# start of Available data
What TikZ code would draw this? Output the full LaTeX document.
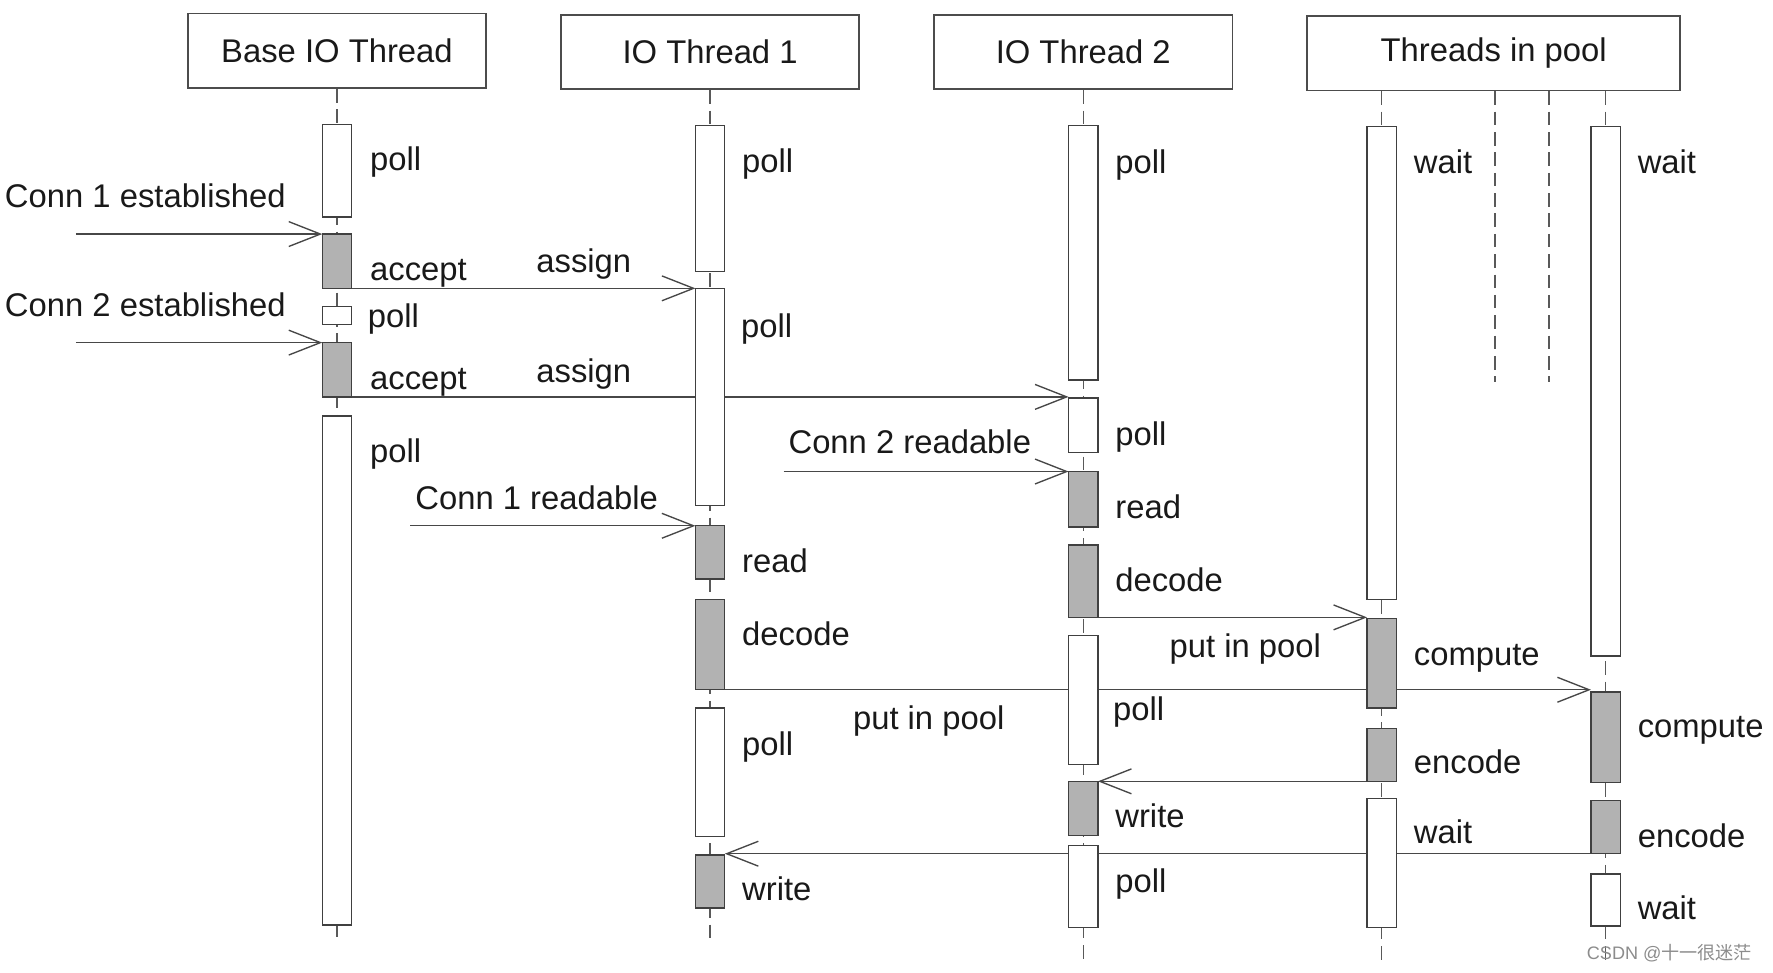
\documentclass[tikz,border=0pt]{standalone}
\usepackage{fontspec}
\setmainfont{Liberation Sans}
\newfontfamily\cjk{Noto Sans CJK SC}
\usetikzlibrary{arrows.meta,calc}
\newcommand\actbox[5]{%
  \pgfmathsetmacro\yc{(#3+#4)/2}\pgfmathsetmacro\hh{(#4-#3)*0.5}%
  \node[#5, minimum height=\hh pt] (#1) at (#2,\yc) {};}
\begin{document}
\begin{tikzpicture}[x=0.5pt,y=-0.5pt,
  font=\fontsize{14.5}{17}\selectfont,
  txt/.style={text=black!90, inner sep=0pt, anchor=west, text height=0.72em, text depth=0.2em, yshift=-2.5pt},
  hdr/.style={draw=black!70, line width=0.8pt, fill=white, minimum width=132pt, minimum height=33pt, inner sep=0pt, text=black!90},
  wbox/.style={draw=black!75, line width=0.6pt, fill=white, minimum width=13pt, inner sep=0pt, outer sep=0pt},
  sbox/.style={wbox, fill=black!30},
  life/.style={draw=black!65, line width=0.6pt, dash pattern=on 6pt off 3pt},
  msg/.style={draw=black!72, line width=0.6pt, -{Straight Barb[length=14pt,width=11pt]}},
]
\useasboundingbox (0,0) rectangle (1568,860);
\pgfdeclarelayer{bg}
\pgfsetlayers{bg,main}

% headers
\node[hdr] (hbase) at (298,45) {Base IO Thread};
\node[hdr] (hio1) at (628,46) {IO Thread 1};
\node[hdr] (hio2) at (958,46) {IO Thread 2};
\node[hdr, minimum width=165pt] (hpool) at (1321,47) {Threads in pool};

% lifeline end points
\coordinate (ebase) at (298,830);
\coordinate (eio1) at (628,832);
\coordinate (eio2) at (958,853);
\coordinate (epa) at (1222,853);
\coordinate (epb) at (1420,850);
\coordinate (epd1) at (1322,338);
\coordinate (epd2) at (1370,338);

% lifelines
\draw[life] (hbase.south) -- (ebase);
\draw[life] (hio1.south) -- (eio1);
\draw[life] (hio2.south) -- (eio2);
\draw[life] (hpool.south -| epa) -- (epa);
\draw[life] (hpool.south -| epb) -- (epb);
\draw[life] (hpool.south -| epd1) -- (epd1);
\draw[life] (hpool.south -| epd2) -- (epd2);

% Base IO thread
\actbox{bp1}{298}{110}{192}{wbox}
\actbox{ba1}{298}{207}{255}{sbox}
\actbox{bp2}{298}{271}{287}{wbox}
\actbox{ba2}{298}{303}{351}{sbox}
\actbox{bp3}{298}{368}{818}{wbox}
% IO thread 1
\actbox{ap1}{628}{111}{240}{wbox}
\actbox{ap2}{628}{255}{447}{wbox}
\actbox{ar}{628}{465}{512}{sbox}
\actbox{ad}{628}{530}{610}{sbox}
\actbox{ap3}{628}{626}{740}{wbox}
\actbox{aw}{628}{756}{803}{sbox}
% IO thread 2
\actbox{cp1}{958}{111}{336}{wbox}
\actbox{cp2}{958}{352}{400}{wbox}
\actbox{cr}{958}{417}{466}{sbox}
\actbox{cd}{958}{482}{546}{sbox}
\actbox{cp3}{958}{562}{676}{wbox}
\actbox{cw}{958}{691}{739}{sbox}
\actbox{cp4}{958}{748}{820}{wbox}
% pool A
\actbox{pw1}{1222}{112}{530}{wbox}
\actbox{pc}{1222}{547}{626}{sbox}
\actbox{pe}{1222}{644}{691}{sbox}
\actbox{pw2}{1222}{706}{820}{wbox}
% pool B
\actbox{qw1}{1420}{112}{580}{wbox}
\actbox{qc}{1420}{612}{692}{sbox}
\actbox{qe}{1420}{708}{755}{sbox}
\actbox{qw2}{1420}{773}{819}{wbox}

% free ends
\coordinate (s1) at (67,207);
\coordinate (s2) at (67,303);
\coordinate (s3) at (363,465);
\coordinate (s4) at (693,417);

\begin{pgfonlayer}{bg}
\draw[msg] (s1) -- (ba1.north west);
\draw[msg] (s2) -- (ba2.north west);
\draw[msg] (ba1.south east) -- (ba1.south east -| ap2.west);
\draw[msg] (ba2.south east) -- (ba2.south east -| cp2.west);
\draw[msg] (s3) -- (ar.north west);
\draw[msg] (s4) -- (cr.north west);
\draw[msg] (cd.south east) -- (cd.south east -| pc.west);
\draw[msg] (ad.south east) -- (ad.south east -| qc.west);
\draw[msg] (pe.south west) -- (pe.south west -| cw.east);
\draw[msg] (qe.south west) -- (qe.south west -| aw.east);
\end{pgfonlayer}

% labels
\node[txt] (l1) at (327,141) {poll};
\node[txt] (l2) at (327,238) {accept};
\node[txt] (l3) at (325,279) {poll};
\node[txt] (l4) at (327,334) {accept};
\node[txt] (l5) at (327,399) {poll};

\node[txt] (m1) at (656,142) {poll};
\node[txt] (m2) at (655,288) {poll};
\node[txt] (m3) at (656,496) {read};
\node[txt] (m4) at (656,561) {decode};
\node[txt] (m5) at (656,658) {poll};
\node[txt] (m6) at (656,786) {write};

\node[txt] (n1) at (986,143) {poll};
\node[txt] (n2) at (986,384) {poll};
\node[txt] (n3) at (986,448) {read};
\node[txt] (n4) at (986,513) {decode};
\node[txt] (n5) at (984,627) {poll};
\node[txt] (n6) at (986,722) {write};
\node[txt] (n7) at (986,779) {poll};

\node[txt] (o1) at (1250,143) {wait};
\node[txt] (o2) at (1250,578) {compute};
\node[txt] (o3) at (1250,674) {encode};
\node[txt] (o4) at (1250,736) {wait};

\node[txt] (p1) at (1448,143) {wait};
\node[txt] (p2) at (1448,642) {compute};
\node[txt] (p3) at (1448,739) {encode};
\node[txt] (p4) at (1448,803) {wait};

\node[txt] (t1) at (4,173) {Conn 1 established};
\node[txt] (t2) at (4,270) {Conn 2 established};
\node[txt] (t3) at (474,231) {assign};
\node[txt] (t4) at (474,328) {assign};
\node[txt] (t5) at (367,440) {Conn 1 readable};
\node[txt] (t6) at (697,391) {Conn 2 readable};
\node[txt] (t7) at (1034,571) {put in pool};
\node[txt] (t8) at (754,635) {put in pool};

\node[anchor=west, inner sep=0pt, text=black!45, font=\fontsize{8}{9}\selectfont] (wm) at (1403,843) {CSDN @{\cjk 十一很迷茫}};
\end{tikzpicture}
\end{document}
# end of Available data
### The task
Transcribe the full listing above exactly, with the images removed.

### Problem solution
What TikZ code would draw this? Output the full LaTeX document.
\documentclass[tikz,border=0pt]{standalone}
\usepackage{fontspec}
\setmainfont{Liberation Sans}
\newfontfamily\cjk{Noto Sans CJK SC}
\usetikzlibrary{arrows.meta,calc}
\newcommand\actbox[5]{%
  \pgfmathsetmacro\yc{(#3+#4)/2}\pgfmathsetmacro\hh{(#4-#3)*0.5}%
  \node[#5, minimum height=\hh pt] (#1) at (#2,\yc) {};}
\begin{document}
\begin{tikzpicture}[x=0.5pt,y=-0.5pt,
  font=\fontsize{14.5}{17}\selectfont,
  txt/.style={text=black!90, inner sep=0pt, anchor=west, text height=0.72em, text depth=0.2em, yshift=-2.5pt},
  hdr/.style={draw=black!70, line width=0.8pt, fill=white, minimum width=132pt, minimum height=33pt, inner sep=0pt, text=black!90},
  wbox/.style={draw=black!75, line width=0.6pt, fill=white, minimum width=13pt, inner sep=0pt, outer sep=0pt},
  sbox/.style={wbox, fill=black!30},
  life/.style={draw=black!65, line width=0.6pt, dash pattern=on 6pt off 3pt},
  msg/.style={draw=black!72, line width=0.6pt, -{Straight Barb[length=14pt,width=11pt]}},
]
\useasboundingbox (0,0) rectangle (1568,860);
\pgfdeclarelayer{bg}
\pgfsetlayers{bg,main}

% headers
\node[hdr] (hbase) at (298,45) {Base IO Thread};
\node[hdr] (hio1) at (628,46) {IO Thread 1};
\node[hdr] (hio2) at (958,46) {IO Thread 2};
\node[hdr, minimum width=165pt] (hpool) at (1321,47) {Threads in pool};

% lifeline end points
\coordinate (ebase) at (298,830);
\coordinate (eio1) at (628,832);
\coordinate (eio2) at (958,853);
\coordinate (epa) at (1222,853);
\coordinate (epb) at (1420,850);
\coordinate (epd1) at (1322,338);
\coordinate (epd2) at (1370,338);

% lifelines
\draw[life] (hbase.south) -- (ebase);
\draw[life] (hio1.south) -- (eio1);
\draw[life] (hio2.south) -- (eio2);
\draw[life] (hpool.south -| epa) -- (epa);
\draw[life] (hpool.south -| epb) -- (epb);
\draw[life] (hpool.south -| epd1) -- (epd1);
\draw[life] (hpool.south -| epd2) -- (epd2);

% Base IO thread
\actbox{bp1}{298}{110}{192}{wbox}
\actbox{ba1}{298}{207}{255}{sbox}
\actbox{bp2}{298}{271}{287}{wbox}
\actbox{ba2}{298}{303}{351}{sbox}
\actbox{bp3}{298}{368}{818}{wbox}
% IO thread 1
\actbox{ap1}{628}{111}{240}{wbox}
\actbox{ap2}{628}{255}{447}{wbox}
\actbox{ar}{628}{465}{512}{sbox}
\actbox{ad}{628}{530}{610}{sbox}
\actbox{ap3}{628}{626}{740}{wbox}
\actbox{aw}{628}{756}{803}{sbox}
% IO thread 2
\actbox{cp1}{958}{111}{336}{wbox}
\actbox{cp2}{958}{352}{400}{wbox}
\actbox{cr}{958}{417}{466}{sbox}
\actbox{cd}{958}{482}{546}{sbox}
\actbox{cp3}{958}{562}{676}{wbox}
\actbox{cw}{958}{691}{739}{sbox}
\actbox{cp4}{958}{748}{820}{wbox}
% pool A
\actbox{pw1}{1222}{112}{530}{wbox}
\actbox{pc}{1222}{547}{626}{sbox}
\actbox{pe}{1222}{644}{691}{sbox}
\actbox{pw2}{1222}{706}{820}{wbox}
% pool B
\actbox{qw1}{1420}{112}{580}{wbox}
\actbox{qc}{1420}{612}{692}{sbox}
\actbox{qe}{1420}{708}{755}{sbox}
\actbox{qw2}{1420}{773}{819}{wbox}

% free ends
\coordinate (s1) at (67,207);
\coordinate (s2) at (67,303);
\coordinate (s3) at (363,465);
\coordinate (s4) at (693,417);

\begin{pgfonlayer}{bg}
\draw[msg] (s1) -- (ba1.north west);
\draw[msg] (s2) -- (ba2.north west);
\draw[msg] (ba1.south east) -- (ba1.south east -| ap2.west);
\draw[msg] (ba2.south east) -- (ba2.south east -| cp2.west);
\draw[msg] (s3) -- (ar.north west);
\draw[msg] (s4) -- (cr.north west);
\draw[msg] (cd.south east) -- (cd.south east -| pc.west);
\draw[msg] (ad.south east) -- (ad.south east -| qc.west);
\draw[msg] (pe.south west) -- (pe.south west -| cw.east);
\draw[msg] (qe.south west) -- (qe.south west -| aw.east);
\end{pgfonlayer}

% labels
\node[txt] (l1) at (327,141) {poll};
\node[txt] (l2) at (327,238) {accept};
\node[txt] (l3) at (325,279) {poll};
\node[txt] (l4) at (327,334) {accept};
\node[txt] (l5) at (327,399) {poll};

\node[txt] (m1) at (656,142) {poll};
\node[txt] (m2) at (655,288) {poll};
\node[txt] (m3) at (656,496) {read};
\node[txt] (m4) at (656,561) {decode};
\node[txt] (m5) at (656,658) {poll};
\node[txt] (m6) at (656,786) {write};

\node[txt] (n1) at (986,143) {poll};
\node[txt] (n2) at (986,384) {poll};
\node[txt] (n3) at (986,448) {read};
\node[txt] (n4) at (986,513) {decode};
\node[txt] (n5) at (984,627) {poll};
\node[txt] (n6) at (986,722) {write};
\node[txt] (n7) at (986,779) {poll};

\node[txt] (o1) at (1250,143) {wait};
\node[txt] (o2) at (1250,578) {compute};
\node[txt] (o3) at (1250,674) {encode};
\node[txt] (o4) at (1250,736) {wait};

\node[txt] (p1) at (1448,143) {wait};
\node[txt] (p2) at (1448,642) {compute};
\node[txt] (p3) at (1448,739) {encode};
\node[txt] (p4) at (1448,803) {wait};

\node[txt] (t1) at (4,173) {Conn 1 established};
\node[txt] (t2) at (4,270) {Conn 2 established};
\node[txt] (t3) at (474,231) {assign};
\node[txt] (t4) at (474,328) {assign};
\node[txt] (t5) at (367,440) {Conn 1 readable};
\node[txt] (t6) at (697,391) {Conn 2 readable};
\node[txt] (t7) at (1034,571) {put in pool};
\node[txt] (t8) at (754,635) {put in pool};

\node[anchor=west, inner sep=0pt, text=black!45, font=\fontsize{8}{9}\selectfont] (wm) at (1403,843) {CSDN @{\cjk 十一很迷茫}};
\end{tikzpicture}
\end{document}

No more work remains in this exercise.